# Suggestions for securing network...

## danomac

I am going to have a roommate move in sometime over the next six weeks.

As part of the roommate agreement, I will allow access to the internet. He uses ubuntu (that I installed for him ages ago.)

The problem is I have my server running at all times. It runs nfs for file sharing, vncserver (that is used to spawn a remote VNC desktop), sshd, and a mythtv backend (with the supporting mysql server.) I do not want him to have any access to these. This is not a power user, chances are if something happens it's likely it will be an accident from him not knowing what he's doing.

I already have my network set up as static IPs. Has been for quite some time. I know about hosts.allow, hosts.deny and iptables. However, I'm not so sure about how far I should go securing the network. Generally speaking as long as the three mythtv frontends have access to NFS and the mythtv backend everything should be OK.

I do have a laptop that is DHCP and it might be a little bit more tricky, although I can use a reserved DHCP rule to get around that.

Has anyone else been in this type of situation? All I want is to make sure there's no "oops, all your recordings/files are gone."

Mythtv could be tricky as I think it uses udp as well, I'm not sure if hosts.* can deal with that, although surely iptables can.

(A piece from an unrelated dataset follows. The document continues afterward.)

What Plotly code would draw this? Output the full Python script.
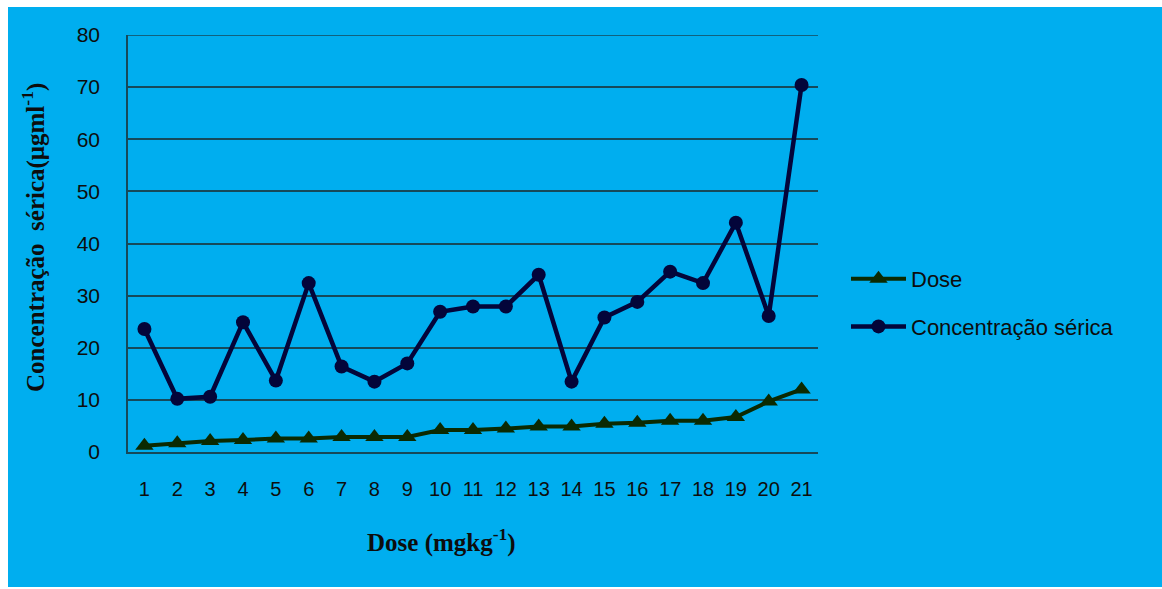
import plotly.graph_objects as go

# Sample numbers (categories on the x axis)
amostras = [str(i) for i in range(1, 22)]

# Administered dose (mg/kg) per sample
dose = [1.2, 1.7, 2.1, 2.3, 2.6, 2.6, 2.9, 2.9, 2.9, 4.2, 4.2,
        4.5, 4.9, 4.9, 5.4, 5.6, 6.0, 6.0, 6.7, 9.7, 12.0]

# Serum concentration (µg/ml) per sample
concentracao = [23.6, 10.2, 10.6, 24.9, 13.7, 32.4, 16.4, 13.5, 17.0, 26.9, 27.9,
                27.9, 34.0, 13.5, 25.8, 28.8, 34.6, 32.4, 44.0, 26.1, 70.4]

y_ticks = [0, 10, 20, 30, 40, 50, 60, 70, 80]

BG = "#00AEEF"
GRID = "#16495a"
TXT = "#0d0d0d"

W, H = 1162, 589
L, R, T, B = 128, 818, 35, 452
pw, ph = R - L, B - T


def px(x):
    return (x - L) / pw


def py(y):
    return (B - y) / ph


fig = go.Figure()

fig.add_trace(go.Scatter(
    x=amostras, y=dose, name="Dose", mode="lines+markers",
    line=dict(color="#0b2a02", width=4),
    marker=dict(symbol="triangle-up", size=16, color="#0b2a02"),
    legendgroup="a",
))
fig.add_trace(go.Scatter(
    x=amostras, y=concentracao, name="Concentração sérica", mode="lines+markers",
    line=dict(color="#03053a", width=4.5),
    marker=dict(symbol="circle", size=14, color="#03053a"),
    legendgroup="b",
))

shapes = []
# white frame around the blue panel
for x0, y0, x1, y1 in [(0, 0, 8, H), (0, 0, W, 7), (0, 587, W, H)]:
    shapes.append(dict(type="rect", xref="paper", yref="paper",
                       x0=px(x0), x1=px(x1), y0=py(y1), y1=py(y0),
                       fillcolor="white", line=dict(width=0), layer="above"))
# top gridline at 80
shapes.append(dict(type="line", xref="paper", yref="y", x0=0, x1=1, y0=80, y1=80,
                   line=dict(color=GRID, width=1.5), layer="below"))

fig.update_layout(
    width=W, height=H,
    margin=dict(l=L, r=W - R, t=T, b=H - B),
    paper_bgcolor=BG, plot_bgcolor=BG,
    shapes=shapes,
    font=dict(family="Liberation Sans, Arial, sans-serif", size=20, color=TXT),
    showlegend=True,
    legend=dict(
        x=px(846), y=py(303), xanchor="left", yanchor="middle",
        bgcolor="rgba(0,0,0,0)", font=dict(size=22, color=TXT),
        itemwidth=55, tracegroupgap=16,
    ),
    xaxis=dict(
        type="category", showgrid=False, showline=True, linecolor=GRID, linewidth=1.5,
        ticks="", ticklabelstandoff=18, tickfont=dict(size=20),
        range=[-0.5, 20.5], fixedrange=True,
    ),
    yaxis=dict(
        range=[0, 80], tickvals=y_ticks, showgrid=True, gridcolor=GRID, gridwidth=1.5,
        showline=True, linecolor=GRID, linewidth=1.5, zeroline=False,
        ticks="", ticklabelstandoff=22, tickfont=dict(size=21),
    ),
    annotations=[
        dict(text="<b>Dose (mgkg<sup>-1</sup>)</b>", xref="paper", yref="paper",
             x=px(441), y=py(540), xanchor="center", yanchor="middle", showarrow=False,
             font=dict(family="Liberation Serif, Times New Roman, serif", size=25, color=TXT)),
        dict(text="<b>Concentração  sérica(μgml<sup>-1</sup>)</b>", xref="paper", yref="paper",
             x=px(33), y=py(238), xanchor="center", yanchor="middle", showarrow=False,
             textangle=-90,
             font=dict(family="Liberation Serif, Times New Roman, serif", size=25, color=TXT)),
    ],
)

fig.write_html("out.html")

Ideally it would be nice if my router could run multiple SSIDs, but I just checked and my router may not support it.

----------

## Hu

Packet filtering via iptables can handle all your IP access control requirements, though it may not be the ideal solution.  Based on the information available, my biggest concern would be that he uses one of the authorized MythTV frontends to issue an inappropriate deletion.  If you trust him to be non-malicious, this is probably an acceptable risk.  If you are very worried about this, there are some tricks you could use to prevent MythTV from wiping out all copies of the underlying recording, though that would affect all MythTV deletions, even ones from users who are supposed to be able to delete recordings.  Also, the straightforward way of doing that will still let MythTV's database reflect the deletion, but the file would be preserved for external playback via mplayer, vlc, etc.  I assume you care more about the recording data of the recording than the metadata (title, subtitle, stars, etc.).

Check that your /etc/exports uses safe values.  Export only to specific machines.  Use ro and/or root_squash wherever you can do so without breaking legitimate usage.

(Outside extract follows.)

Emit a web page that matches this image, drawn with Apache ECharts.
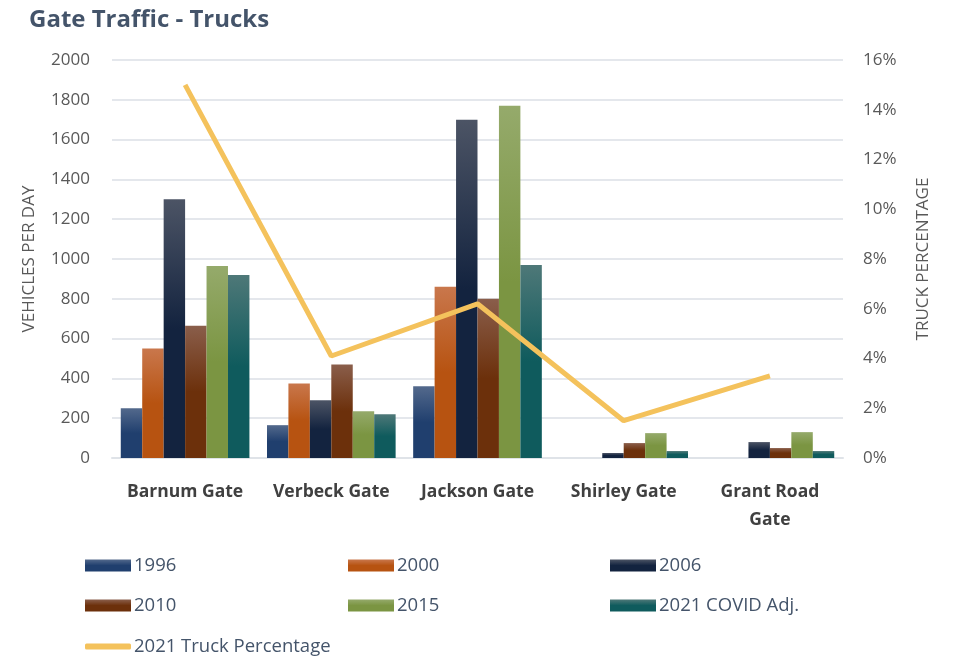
<!DOCTYPE html>
<html lang="en" style="height: 100%">
<head>
  <meta charset="utf-8">
</head>
<body style="height: 100%; margin: 0">
  <div id="container" style="height: 100%"></div>

  <script type="text/javascript" src="https://cdn.jsdelivr.net/npm/echarts@6/dist/echarts.min.js"></script>

  <script type="text/javascript">
    var gates = ['Barnum Gate', 'Verbeck Gate', 'Jackson Gate', 'Shirley Gate', 'Grant Road\nGate'];
    var v1996 = [250, 165, 360, null, null];
    var v2000 = [550, 375, 860, null, null];
    var v2006 = [1300, 290, 1700, 25, 80];
    var v2010 = [665, 470, 800, 75, 50];
    var v2015 = [965, 235, 1770, 125, 130];
    var v2021 = [920, 220, 970, 35, 35];
    var truckPct = [0.15, 0.041, 0.062, 0.015, 0.033];

    var dom = document.getElementById('container');
    var myChart = echarts.init(dom, null, { renderer: 'canvas' });

    var font = '"Open Sans", "Noto Sans", sans-serif';

    // vertical gradient: lighter at top, solid below
    function grad(top, bottom) {
      return new echarts.graphic.LinearGradient(0, 0, 0, 1, [
        { offset: 0, color: top },
        { offset: 0.5, color: bottom },
        { offset: 1, color: bottom }
      ]);
    }

    function bar(name, data, top, bottom) {
      return {
        name: name,
        type: 'bar',
        data: data,
        barGap: '0%',
        barCategoryGap: '12%',
        itemStyle: { color: grad(top, bottom) }
      };
    }

    var legendText = { color: '#44546a', fontSize: 18.5, fontFamily: font, padding: [0, 0, 0, -2] };
    // one legend per entry, laid out in a 3-column grid
    function legendItem(name, left, top, isLine) {
      return {
        left: left,
        top: top,
        itemWidth: 46,
        itemHeight: isLine ? 6 : 12,
        icon: isLine ? 'roundRect' : 'rect',
        selectedMode: false,
        textStyle: legendText,
        data: [name]
      };
    }

    var option = {
      animation: false,
      title: {
        text: 'Gate Traffic - Trucks',
        left: 24,
        top: 3,
        textStyle: { color: '#44546a', fontSize: 24, fontWeight: 'bold', fontFamily: font }
      },
      legend: [
        legendItem('1996', 80, 551),
        legendItem('2000', 343, 551),
        legendItem('2006', 605, 551),
        legendItem('2010', 80, 591),
        legendItem('2015', 343, 591),
        legendItem('2021 COVID Adj.', 605, 591),
        legendItem('2021 Truck Percentage', 80, 632, true)
      ],
      grid: { left: 112, right: 116, top: 60, bottom: 201 },
      xAxis: {
        type: 'category',
        data: gates,
        axisLine: { lineStyle: { color: '#dfe3e8', width: 2 } },
        axisTick: { show: false },
        axisLabel: {
          interval: 0,
          color: '#404040',
          fontSize: 17.5,
          fontWeight: 'bold',
          fontFamily: font,
          margin: 20,
          lineHeight: 28
        }
      },
      yAxis: [
        {
          type: 'value',
          min: 0,
          max: 2000,
          interval: 200,
          name: 'VEHICLES PER DAY',
          nameLocation: 'middle',
          nameGap: 74,
          nameTextStyle: { color: '#595959', fontSize: 17, fontFamily: font },
          axisLabel: {
            color: '#595959',
            fontSize: 17,
            fontFamily: font,
            margin: 22,
            formatter: function (v) { return String(v); }
          },
          splitLine: { lineStyle: { color: '#e4e7ec', width: 2 } },
          axisLine: { show: false },
          axisTick: { show: false }
        },
        {
          type: 'value',
          min: 0,
          max: 0.16,
          interval: 0.02,
          name: 'TRUCK PERCENTAGE',
          nameLocation: 'middle',
          nameGap: 72,
          nameRotate: 90,
          nameTextStyle: { color: '#595959', fontSize: 17, fontFamily: font },
          axisLabel: {
            color: '#595959',
            fontSize: 17,
            fontFamily: font,
            margin: 20,
            formatter: function (v) { return Math.round(v * 100) + '%'; }
          },
          splitLine: { show: false },
          axisLine: { show: false },
          axisTick: { show: false }
        }
      ],
      series: [
        bar('1996', v1996, '#53698c', '#203f6e'),
        bar('2000', v2000, '#c9774c', '#b75311'),
        bar('2006', v2006, '#4c5465', '#13233f'),
        bar('2010', v2010, '#8a5e4b', '#6c300b'),
        bar('2015', v2015, '#95aa6b', '#7b9542'),
        bar('2021 COVID Adj.', v2021, '#4e7878', '#0f5b5d'),
        {
          name: '2021 Truck Percentage',
          type: 'line',
          yAxisIndex: 1,
          data: truckPct,
          symbol: 'none',
          lineStyle: { color: '#f4c25c', width: 5 },
          itemStyle: { color: '#f4c25c' },
          z: 5
        }
      ]
    };

    myChart.setOption(option);
    window.addEventListener('resize', myChart.resize);
  </script>
</body>
</html>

Consider whether you want to treat IP addresses as authoritative.  You say he is likely not malicious.  Would you agree that a connection from an IP normally associated with one of your systems can be assumed to be that system?  Absent specific filtering, he could use that IP address for one of his machines.

If you authorize your laptop to connect, check that your DHCP reservation does not permit any other machine to claim that address when the laptop is offline.  Different DHCP servers have different semantics about reserved versus free pools.

----------

## danomac

Regarding the roommate himself, I've known him for > 10 years. He would not intentionally set out to damage the system. He's stayed here before short-term (~5 weeks) while in between house sales (place he was in sold before possession date of next place.) Then he was too busy to be on the internet, so it wasn't an issue then. Come to think of it, back then I hadn't had all this effort put in to my mythtv setup.

My major concern with him (not insulting his intelligence or anything) is that he may not understand what he is doing. Say for example he installs mythtv from the ubuntu repos (which won't be compatible with mine.) I don't know his tendency to install random stuff on the internet, which is less of an issue with ubuntu - he doesn't use windows at all.

He doesn't know any passwords to gain access to any of my physical machines and he doesn't know how to boot/chroot to reset passwords. Although, I think maybe I'll password the bios on the mythtv backend and set it to boot from internal SSD only.

I have wired my whole house with cat6 and have a central wiring closet. While he will have physical access to this closet (and there's nothing I can do about it at this point, small house...  :Wink: ) he wouldn't touch anything in there. I would give him wifi access.

For the frontends, there's no services running other than ssh, and I will generate certificates for those and only allow specific IP addresses to connect to them remotely. 

Another thing I was thinking of doing is getting a cheapy router and plugging it into my router. He does a lot of streaming and browsing random websites on the internet, and he doesn't really download through bittorrent or anything. This way I can grant him his own SSID, set up a static IP for the router, lock the router down and block any access that originates from that IP.

Like I said, I am not concerned about direct attacks, I'm more concerned about "Whoops, I did something and everything's gone." 

He's not likely to use my existing myth frontends. While I won't say he's not allowed to use it. He doesn't watch TV much at all - he has it in his current place but he never watches it. I told him if he wants access to the antenna he can get a V4L card and I'll help him set it up (whether he just uses his own mythtv, unrelated to mine, or just [s]mplayer.

Does mythtv have a retention period for deleted stuff? I never even looked at that.

----------

## Hu

I am not aware of a retention feature.  My idea was to use hard links to mirror the recording directory to an area that would only be modified by hand.  MythTV normally unlinks a deleted recording without other changes, so having a second link to the file would preserve it until you explicitly deleted the second name.  However, MythTV can be configured in a way that breaks this, if you enable the slow delete feature.  That feature iteratively truncates the file down before unlinking it.  Slow delete is a hack to work around some filesystems that stall for a long time while deleting "big" files.

----------